Si le bien cédé est situé dans le périmètre de sauvegarde des commerces et de l'artisanat de proximité, il peut faire l'objet d'un droit de préemption de la commune, c'est-à-dire du droit de l'acheter en priorité pour le rétrocéder à un commerçant ou un artisan.
Le maire dispose d'un délai de 2 mois pour exercer éventuellement le droit de préemption au profit de la commune. S'il exerce ce droit, 2 possibilités sont envisageables.
Si la commune et l'exploitant s'entendent sur un prix, la vente est conclue.
Si la commune et l'exploitant ne se mettent pas d'accord sur le prix, la commune peut renoncer à l'achat ou saisir le juge de l'expropriation (devant le tribunal judiciaire). Quant au vendeur, il peut renoncer à la cession.
Les formalités de publicité sont obligatoires et permettent de rendre la cession opposable aux tiers.
Déclaration dans un journal d'annonces légales (Jal)
La publication de la cession d'un fonds de commerce dans un journal d'annonces légales doit intervenir, à la diligence de l'acquéreur ou de la société bénéficiaire de l'apport, dans les 15 jours qui suivent la date de la vente ou de l'apport du fonds de commerce.
Publication au Bodacc
L'acheteur doit solliciter le greffier du tribunal de commerce dans un délai de 3 jours suivant l'insertion dans le Jal afin que celui-ci publie un avis au sein du Bulletin officiel des annonces civiles et commerciales (Bodacc).
La publication permet aux créanciers de l'ancien propriétaire du fonds de s'opposer pendant dans un délai de 10 jours au paiement du prix de vente entre les mains de celui-ci. Une opposition qui est faite après ce délai est nulle et sans effet.
L'acheteur du fonds doit enregistrer l'acte de vente auprès du bureau de l'enregistrement du service des impôts de la situation du fonds.
L'enregistrement permet de déterminer le montant des droits qui devront être payés lors de la présentation de l'acte à la formalité.
Ils sont le plus souvent pris en charge par l'acheteur, même si l'acte de cession peut prévoir d'autres conditions (prise en charge par le vendeur ou partage des frais, par exemple).
Modèle de document Modèle de cession de fonds de commerce
Dans le mois qui suit l'acte de cession ou l'entrée en possession du fonds, l'acheteur du fonds de commerce ou de la clientèle doit effectuer son enregistrement auprès du service des impôts des entreprises (SIE), en déclarant la mutation du fonds de commerce ou de clientèle.
Cette formalité donne lieu au versement par l'acheteur de droits d'enregistrement (ou droits de mutation) perçus sur le prix de la vente de l'achalandage, de la cession du droit au bail et des objets mobiliers ou autres servant à l'exploitation du fonds.
L'acheteur du fonds de commerce doit, soit créer une nouvelle société, soit déclarer un établissement secondaire, dans le cas où il exerce déjà une activité.
Dans les 30 jours à compter de la première publication de la vente (45 jours concernant les non-redevables de la TVA), l'exploitant doit s'adresser au CFE dont il dépend pour son immatriculation et ses déclarations légales et administratives.

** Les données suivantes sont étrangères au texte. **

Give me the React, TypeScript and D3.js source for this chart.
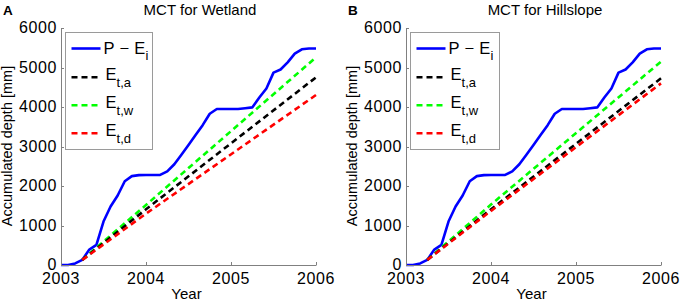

Notamment au registre du commerce et des sociétés (RCS), au répertoire national des entreprises (Siren), aux services fiscaux et à la Sécurité sociale des indépendants (ex-RSI).
Service en ligne Portail de la publicité légale des entreprises (PPLE)
Le prix de vente du fonds de commerce peut être retenu pendant un délai de 105 jours à partir de la date de la vente, le temps que toutes les formalités soient accomplies. Ce délai est prolongé de 60 jours lorsque le vendeur ne dépose pas sa déclaration de bénéfice réel auprès des services des impôts dans les 60 jours qui suivent la date de publication de la vente au Bodacc.
Un séquestre (un avocat ou un notaire par exemple) peut être désigné pour conserver le produit de la vente ainsi bloqué et recevoir les oppositions des créanciers éventuels.
Le séquestre est le mandataire de l'acheteur du fonds de commerce. Il exerce donc sa mission dans l'intérêt de ce dernier. Par conséquent, les honoraires et frais du séquestre sont à la charge de l'acheteur si le contrat de vente ne prévoit pas autre chose.